___ RECORDS PROVIDED
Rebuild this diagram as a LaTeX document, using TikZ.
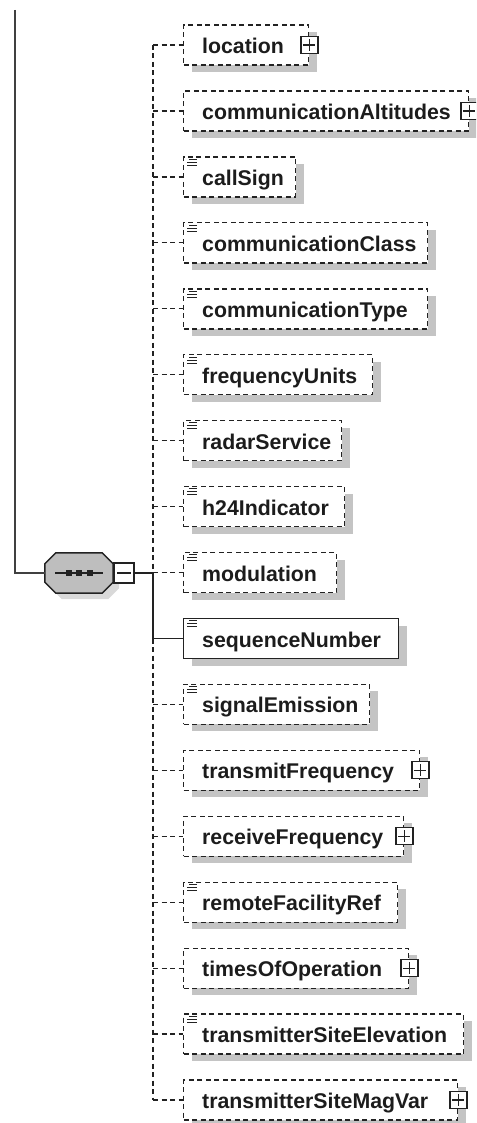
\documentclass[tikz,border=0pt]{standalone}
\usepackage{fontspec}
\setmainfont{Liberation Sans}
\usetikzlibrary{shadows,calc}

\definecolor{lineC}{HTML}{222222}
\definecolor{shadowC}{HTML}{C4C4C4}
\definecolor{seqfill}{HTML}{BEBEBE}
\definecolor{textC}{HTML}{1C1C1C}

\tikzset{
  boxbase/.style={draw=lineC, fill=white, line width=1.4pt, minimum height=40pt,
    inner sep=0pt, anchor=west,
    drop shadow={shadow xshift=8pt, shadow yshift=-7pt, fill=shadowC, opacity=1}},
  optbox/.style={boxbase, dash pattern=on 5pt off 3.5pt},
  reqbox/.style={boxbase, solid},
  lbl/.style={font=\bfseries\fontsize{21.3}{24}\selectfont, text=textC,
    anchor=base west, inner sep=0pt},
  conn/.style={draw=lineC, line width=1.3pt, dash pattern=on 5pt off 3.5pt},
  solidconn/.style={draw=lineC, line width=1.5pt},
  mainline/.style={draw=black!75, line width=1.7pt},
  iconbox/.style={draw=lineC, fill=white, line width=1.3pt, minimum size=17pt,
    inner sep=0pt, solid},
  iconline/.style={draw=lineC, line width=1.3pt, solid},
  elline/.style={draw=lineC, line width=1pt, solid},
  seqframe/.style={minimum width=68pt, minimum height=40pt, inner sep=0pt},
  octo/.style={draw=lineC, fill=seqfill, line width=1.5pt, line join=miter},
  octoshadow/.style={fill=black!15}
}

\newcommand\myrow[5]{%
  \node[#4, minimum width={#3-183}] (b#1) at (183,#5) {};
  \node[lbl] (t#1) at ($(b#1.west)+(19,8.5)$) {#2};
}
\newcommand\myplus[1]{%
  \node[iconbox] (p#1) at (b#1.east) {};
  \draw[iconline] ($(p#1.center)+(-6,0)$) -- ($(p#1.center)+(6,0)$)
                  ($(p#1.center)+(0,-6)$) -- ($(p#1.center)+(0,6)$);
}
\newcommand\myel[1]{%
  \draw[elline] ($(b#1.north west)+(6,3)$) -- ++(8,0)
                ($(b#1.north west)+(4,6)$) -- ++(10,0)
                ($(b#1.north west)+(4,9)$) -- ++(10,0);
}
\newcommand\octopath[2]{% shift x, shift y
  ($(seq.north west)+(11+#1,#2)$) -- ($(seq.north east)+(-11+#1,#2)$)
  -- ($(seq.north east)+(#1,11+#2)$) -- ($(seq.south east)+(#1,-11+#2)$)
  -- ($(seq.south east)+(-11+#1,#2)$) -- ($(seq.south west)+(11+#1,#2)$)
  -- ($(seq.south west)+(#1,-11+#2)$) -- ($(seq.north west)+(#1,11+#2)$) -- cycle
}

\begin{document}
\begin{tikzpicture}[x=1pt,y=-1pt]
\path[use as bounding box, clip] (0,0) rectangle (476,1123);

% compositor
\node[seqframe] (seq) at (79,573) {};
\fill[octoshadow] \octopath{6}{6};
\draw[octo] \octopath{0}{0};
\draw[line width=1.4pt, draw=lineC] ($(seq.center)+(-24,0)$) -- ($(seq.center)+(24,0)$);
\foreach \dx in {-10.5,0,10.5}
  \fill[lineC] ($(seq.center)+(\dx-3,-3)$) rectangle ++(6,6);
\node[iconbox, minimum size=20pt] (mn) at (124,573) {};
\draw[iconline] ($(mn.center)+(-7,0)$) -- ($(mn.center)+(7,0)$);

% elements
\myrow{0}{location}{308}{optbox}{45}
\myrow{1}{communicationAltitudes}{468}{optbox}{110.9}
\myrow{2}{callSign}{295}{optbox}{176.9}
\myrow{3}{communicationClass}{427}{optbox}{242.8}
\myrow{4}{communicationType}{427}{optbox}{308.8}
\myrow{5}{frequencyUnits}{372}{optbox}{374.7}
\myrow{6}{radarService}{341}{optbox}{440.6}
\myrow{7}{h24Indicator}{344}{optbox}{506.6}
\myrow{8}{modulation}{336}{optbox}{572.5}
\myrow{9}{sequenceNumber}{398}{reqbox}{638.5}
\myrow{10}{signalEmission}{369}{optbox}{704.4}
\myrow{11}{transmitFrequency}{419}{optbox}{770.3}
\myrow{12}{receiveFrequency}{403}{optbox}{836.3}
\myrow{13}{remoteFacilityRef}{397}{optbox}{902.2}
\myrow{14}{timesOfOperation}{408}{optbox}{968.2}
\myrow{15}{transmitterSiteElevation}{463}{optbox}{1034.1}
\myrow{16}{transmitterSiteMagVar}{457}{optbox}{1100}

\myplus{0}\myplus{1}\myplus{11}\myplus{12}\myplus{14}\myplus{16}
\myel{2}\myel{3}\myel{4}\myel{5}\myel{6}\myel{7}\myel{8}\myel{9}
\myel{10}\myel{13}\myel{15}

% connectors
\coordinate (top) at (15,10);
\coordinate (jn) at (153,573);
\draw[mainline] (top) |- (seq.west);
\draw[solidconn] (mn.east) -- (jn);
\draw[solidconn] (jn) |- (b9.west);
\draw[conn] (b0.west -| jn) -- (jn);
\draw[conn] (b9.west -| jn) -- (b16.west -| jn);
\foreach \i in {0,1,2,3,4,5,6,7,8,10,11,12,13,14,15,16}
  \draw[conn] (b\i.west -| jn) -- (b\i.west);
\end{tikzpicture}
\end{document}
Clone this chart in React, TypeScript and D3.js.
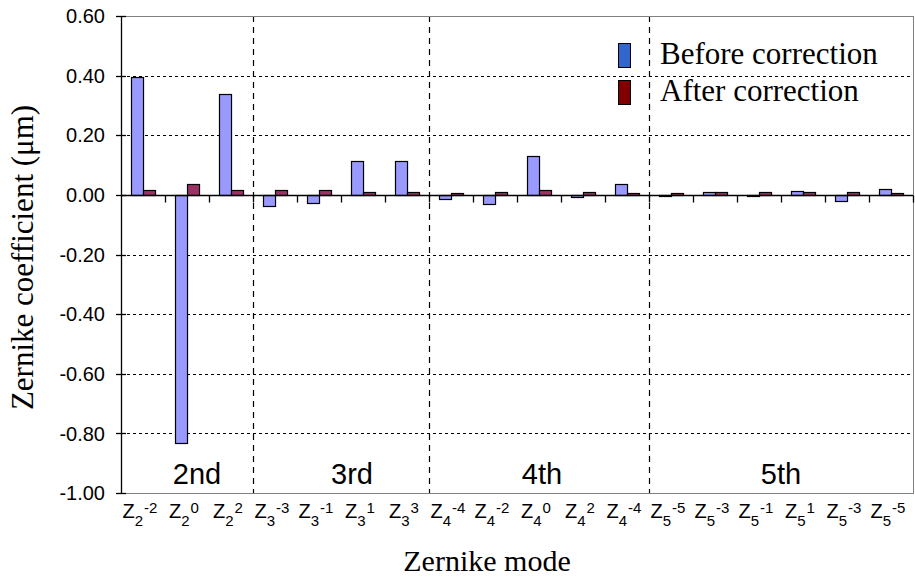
______
**TASK REQUIREMENTS**
Search the data for "this" and list every line in which it occurs.

**WRITTEN ANSWER**
Rebuild this diagram as a LaTeX document, using TikZ.
Clone this chart in React, TypeScript and D3.js.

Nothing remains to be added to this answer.